A cela s’ajoutent, affirme-il, les incompréhensions avec les supérieurs hiérarchiques liées aux autorisations d’absence successives. Une autre difficulté, à l’en croire, c’est le retard au niveau de l’université Joseph KI-ZERBO. Aux dires du jeune fonctionnaire, il était devenu quasi impossible pour lui de poursuivre en raison de la lenteur du cursus en Lettres modernes. Tous ces obstacles ont inévitablement ébranlé sa détermination et lui ont valu en 2019 de suspendre son projet de poursuivre ses études universitaires. Mais, qu’à cela ne tienne, M. Sama assure avoir toujours l’ambition de renouer avec l’Université. « Je vais reprendre. En tout cas, ça me tient beaucoup à cœur. Je dois obtenir coûte que coûte un diplôme universitaire. », promet-il.

Le délégué, une aide inestimable…
Au campus de Zogona, si les étudiants fonctionnaires parviennent à suivre la cadence universitaire, c’est en grande partie grâce à leurs correspondants, mais aussi et surtout, grâce aux délégués de promotions. Véritables facilitateurs dans l’espace universitaire, les délégués constituent l’interface entre l’administration, les enseignants et les étudiants. Les informations relatives aux programmes des cours et des évaluations, leur sont communiquées à destination de leurs camarades. Ils sont donc les sources officielles auprès des étudiants en général et surtout, de leurs camarades fonctionnaires. Daniel Millogo est délégué de promotion en faculté d’Histoire et archéologie. Pour aider les fonctionnaires qu’il appelle affectueusement « grands frères », il affirme avoir développé plusieurs initiatives aussi bien en ce qui concerne la programmation des cours que des évaluations.

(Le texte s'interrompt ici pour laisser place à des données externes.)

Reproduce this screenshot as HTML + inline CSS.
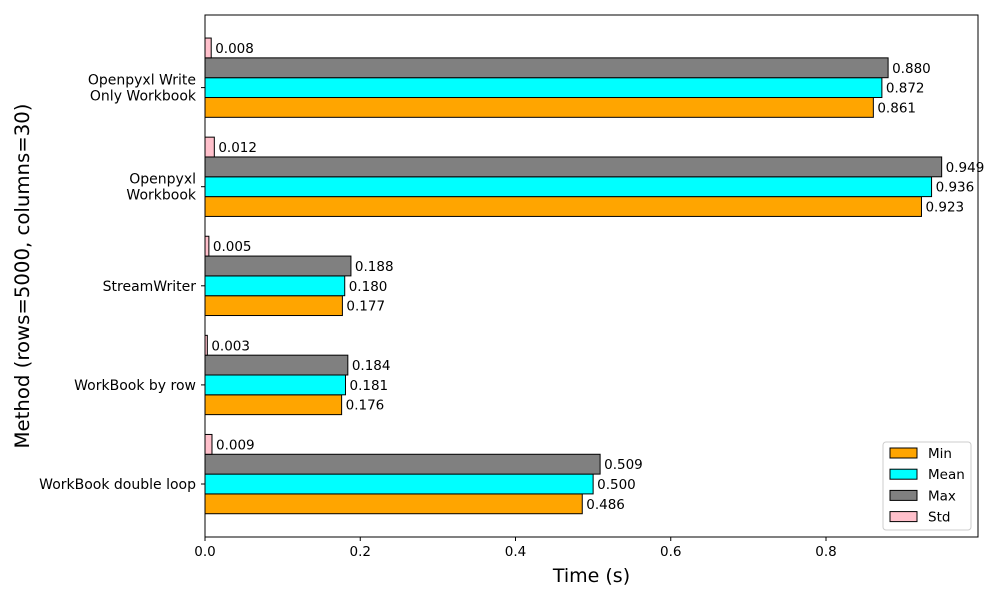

« En tant que délégué, moi personnellement je tiens toujours compte d’eux dans la programmation des évaluations. Quand un devoir doit être programmé, c’est vrai que c’est l’avis de la majorité qui compte, mais on essaie d’établir un programme qui tienne compte de ces personnes qui sont en province. Moi, personnellement, je fais tout pour qu’on programme les devoirs les samedis afin de leur permettre de venir composer. Quant aux cours, dès qu’on finit un module, on leur fait parvenir les supports via les compagnies de transport pour qu’ils puissent se mettre à jour. Quand ils lisent et qu’ils ne comprennent pas, on voit avec les camarades pour les accompagner avec des explications. C’est vrai qu’on ne peut pas tout faire, mais en tant que délégué, c’est ce que je fais pour les encourager », explique M. Millogo qui félicite ces étudiants fonctionnaires pour leur engagement dans la recherche de la connaissance.

Comme ces étudiants de l’Université Joseph KI-ZERBO, de nombreuses personnes font le choix de poursuivre les études même après avoir décroché un emploi dans la fonction publique. Ni l’âge, ni les occupations, n’ébranlent leur détermination à apprendre et à se perfectionner davantage. Échelon après échelon, elles poursuivent, encore plus déterminées après chaque étape franchie.